**TASK REQUIREMENTS:** Pick every line with "this" from the material below.
============
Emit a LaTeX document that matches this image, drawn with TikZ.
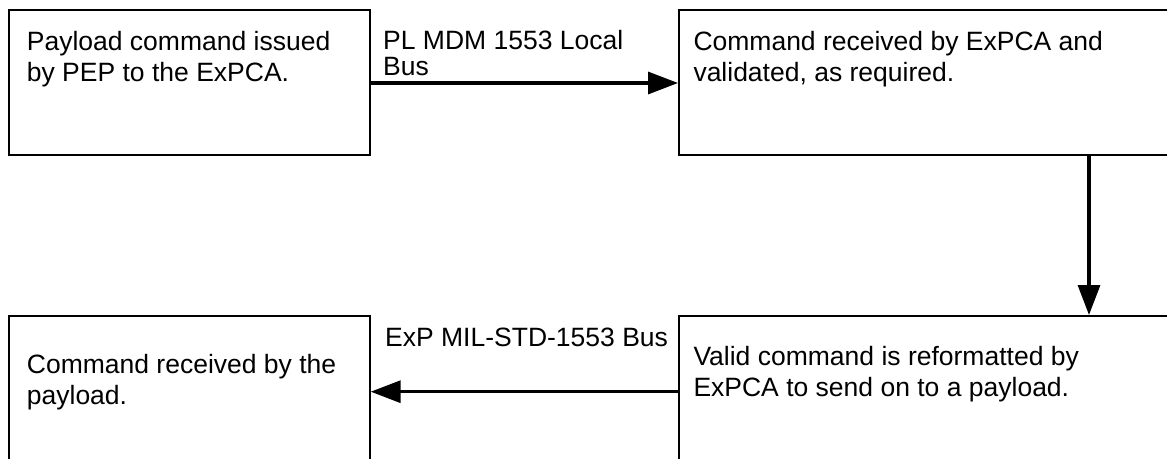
\documentclass[tikz,border=0pt]{standalone}
\usepackage{fontspec}
\setmainfont{Liberation Sans}
\usetikzlibrary{arrows.meta}
\begin{document}
\begin{tikzpicture}[x=1pt,y=-1pt,
  box/.style={draw=black, line width=2pt, rectangle, anchor=north west, inner sep=0pt},
  txt/.style={anchor=north west, inner sep=0pt, align=left,
    font=\fontsize{26.5}{31}\selectfont},
  flow/.style={line width=3.3pt, -{Triangle[length=30pt,width=22pt]}}]
  \useasboundingbox (0,0) rectangle (1167,458);
  \clip (0,0) rectangle (1167,458);
  % process boxes
  \node[box, minimum width=360.7pt, minimum height=144.7pt] (pep) at (8,9) {};
  \node[box, minimum width=540pt, minimum height=144.7pt] (recv) at (678,9) {};
  \node[box, minimum width=540pt, minimum height=200pt] (fmt) at (678,315) {};
  \node[box, minimum width=360.7pt, minimum height=200pt] (pay) at (8,315) {};
  % box texts
  \node[txt] (pepT) at (26.7,31) {Payload command issued\\by PEP to the ExPCA.};
  \node[txt] (recvT) at (693.3,31) {Command received by ExPCA and\\validated, as required.};
  \node[txt] (fmtT) at (693.3,346) {Valid command is reformatted by\\ExPCA to send on to a payload.};
  \node[txt] (payT) at (26.7,354.5) {Command received by the\\payload.};
  % bus labels
  \node[txt, font=\fontsize{26.5}{26}\selectfont] (bus1) at (383,30) {PL MDM 1553 Local\\Bus};
  \node[txt] (bus2) at (385,328) {ExP MIL-STD-1553 Bus};
  % connectors
  \coordinate (r1) at (0,83);
  \coordinate (c1) at (1089,0);
  \coordinate (r2) at (0,391.7);
  \draw[flow] (pep.east |- r1) -- (recv.west |- r1);
  \draw[flow] (recv.south -| c1) -- (fmt.north -| c1);
  \draw[flow] (fmt.west |- r2) -- (pay.east |- r2);
\end{tikzpicture}
\end{document}
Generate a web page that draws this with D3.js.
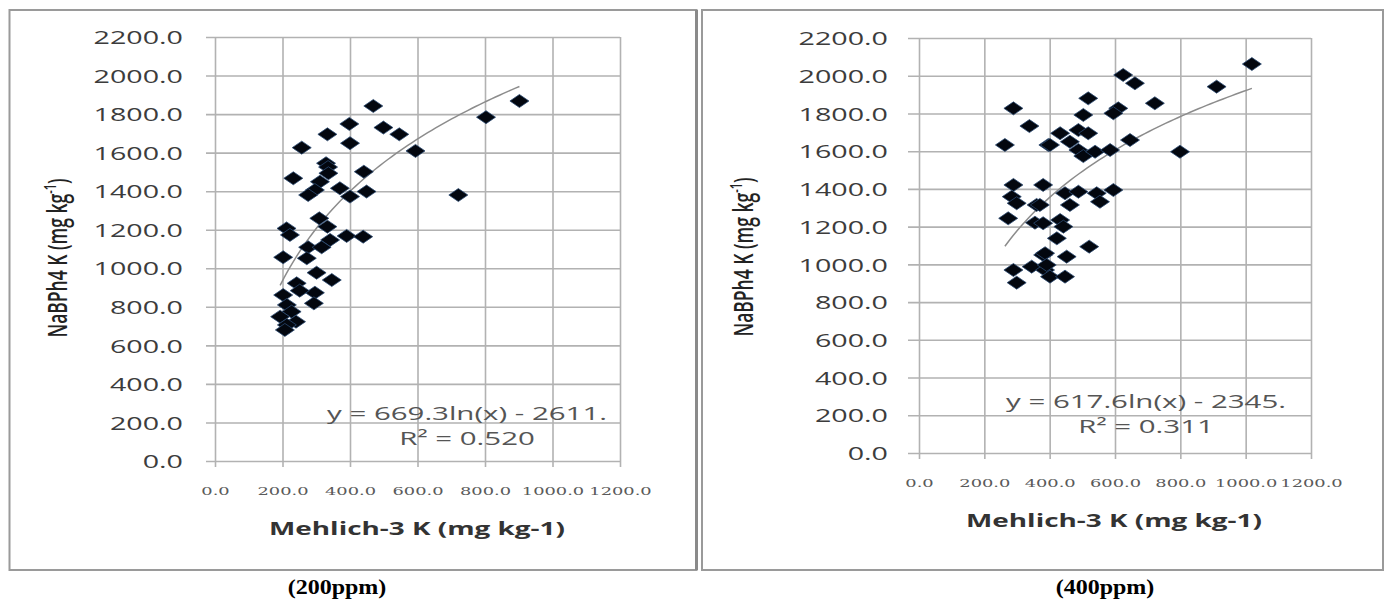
============
**THE ANSWER:**
Emit a LaTeX document that matches this image, drawn with TikZ.
Generate a web page that draws this with D3.js.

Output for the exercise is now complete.